>>>>

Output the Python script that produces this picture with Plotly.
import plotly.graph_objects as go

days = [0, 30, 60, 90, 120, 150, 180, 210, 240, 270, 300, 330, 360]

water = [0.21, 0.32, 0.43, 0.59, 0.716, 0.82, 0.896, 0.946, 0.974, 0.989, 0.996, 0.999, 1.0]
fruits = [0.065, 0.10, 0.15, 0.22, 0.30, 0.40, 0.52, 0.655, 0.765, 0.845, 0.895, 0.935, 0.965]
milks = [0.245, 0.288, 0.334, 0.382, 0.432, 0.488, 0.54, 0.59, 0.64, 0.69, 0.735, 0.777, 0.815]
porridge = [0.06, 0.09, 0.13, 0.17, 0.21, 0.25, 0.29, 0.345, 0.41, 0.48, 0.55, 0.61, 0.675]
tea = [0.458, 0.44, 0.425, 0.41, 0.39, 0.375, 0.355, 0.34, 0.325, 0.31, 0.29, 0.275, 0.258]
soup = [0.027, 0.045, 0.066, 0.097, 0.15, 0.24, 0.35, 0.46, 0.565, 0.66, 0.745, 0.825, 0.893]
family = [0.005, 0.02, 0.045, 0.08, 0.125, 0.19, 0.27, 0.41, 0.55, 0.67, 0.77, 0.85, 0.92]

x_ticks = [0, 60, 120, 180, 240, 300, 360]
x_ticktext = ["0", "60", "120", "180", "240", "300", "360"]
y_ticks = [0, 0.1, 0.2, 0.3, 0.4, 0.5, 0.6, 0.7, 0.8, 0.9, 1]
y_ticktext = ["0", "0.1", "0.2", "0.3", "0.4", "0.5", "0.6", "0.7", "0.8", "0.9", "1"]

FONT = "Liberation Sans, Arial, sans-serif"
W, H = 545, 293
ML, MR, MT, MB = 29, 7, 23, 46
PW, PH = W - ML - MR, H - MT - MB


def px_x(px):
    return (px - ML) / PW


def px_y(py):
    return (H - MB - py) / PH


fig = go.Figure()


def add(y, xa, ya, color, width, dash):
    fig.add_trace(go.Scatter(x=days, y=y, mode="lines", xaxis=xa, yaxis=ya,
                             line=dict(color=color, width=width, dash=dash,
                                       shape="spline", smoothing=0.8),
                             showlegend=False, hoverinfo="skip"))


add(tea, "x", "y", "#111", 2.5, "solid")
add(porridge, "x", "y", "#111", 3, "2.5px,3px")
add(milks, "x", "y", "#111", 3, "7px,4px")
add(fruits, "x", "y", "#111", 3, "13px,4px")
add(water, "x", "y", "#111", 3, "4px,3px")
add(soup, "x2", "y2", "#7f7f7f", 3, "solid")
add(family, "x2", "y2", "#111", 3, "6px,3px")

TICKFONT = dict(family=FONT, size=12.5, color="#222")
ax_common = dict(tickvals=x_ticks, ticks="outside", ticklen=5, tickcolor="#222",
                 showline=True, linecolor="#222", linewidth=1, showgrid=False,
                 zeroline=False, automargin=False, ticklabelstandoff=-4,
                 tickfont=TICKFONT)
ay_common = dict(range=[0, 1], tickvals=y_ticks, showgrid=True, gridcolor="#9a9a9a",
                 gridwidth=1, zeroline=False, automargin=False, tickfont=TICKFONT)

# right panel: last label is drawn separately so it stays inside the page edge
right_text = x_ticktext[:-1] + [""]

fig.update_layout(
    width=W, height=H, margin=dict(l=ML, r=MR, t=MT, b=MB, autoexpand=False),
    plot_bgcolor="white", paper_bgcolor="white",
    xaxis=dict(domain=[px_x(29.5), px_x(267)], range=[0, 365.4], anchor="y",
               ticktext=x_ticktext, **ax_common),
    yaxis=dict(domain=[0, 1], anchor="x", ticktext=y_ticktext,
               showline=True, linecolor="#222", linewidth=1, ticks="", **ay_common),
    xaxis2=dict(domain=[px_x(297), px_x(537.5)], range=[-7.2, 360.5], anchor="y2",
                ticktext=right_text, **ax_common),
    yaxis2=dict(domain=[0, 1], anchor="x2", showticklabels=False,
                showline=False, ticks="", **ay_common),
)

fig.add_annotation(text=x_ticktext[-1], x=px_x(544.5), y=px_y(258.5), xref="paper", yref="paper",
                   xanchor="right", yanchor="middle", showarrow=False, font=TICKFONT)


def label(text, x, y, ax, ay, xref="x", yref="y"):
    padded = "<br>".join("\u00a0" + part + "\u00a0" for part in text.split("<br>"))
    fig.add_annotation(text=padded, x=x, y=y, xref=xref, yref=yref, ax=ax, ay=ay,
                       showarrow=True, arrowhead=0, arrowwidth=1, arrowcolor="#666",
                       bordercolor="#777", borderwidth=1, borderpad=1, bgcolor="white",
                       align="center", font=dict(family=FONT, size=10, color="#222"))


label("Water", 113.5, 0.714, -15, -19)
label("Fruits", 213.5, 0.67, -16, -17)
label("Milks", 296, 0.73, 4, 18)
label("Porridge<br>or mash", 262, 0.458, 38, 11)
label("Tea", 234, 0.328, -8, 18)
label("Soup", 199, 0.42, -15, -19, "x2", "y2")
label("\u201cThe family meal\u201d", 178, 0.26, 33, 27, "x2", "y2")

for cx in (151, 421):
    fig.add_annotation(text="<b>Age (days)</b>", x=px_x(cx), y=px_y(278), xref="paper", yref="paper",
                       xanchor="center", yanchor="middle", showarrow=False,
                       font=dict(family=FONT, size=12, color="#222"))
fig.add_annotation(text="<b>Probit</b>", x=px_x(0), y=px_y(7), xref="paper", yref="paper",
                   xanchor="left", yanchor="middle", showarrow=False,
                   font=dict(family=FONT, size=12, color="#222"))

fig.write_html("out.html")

<<<<

- **PROMPT**:
Exactly repeat the lines running from the top of the listing to the line bearing "300, 330, 360]", both of those lines included, and only them.

- **RESULT FOR THIS TASK**:
Output the Python script that produces this picture with Plotly.
import plotly.graph_objects as go

days = [0, 30, 60, 90, 120, 150, 180, 210, 240, 270, 300, 330, 360]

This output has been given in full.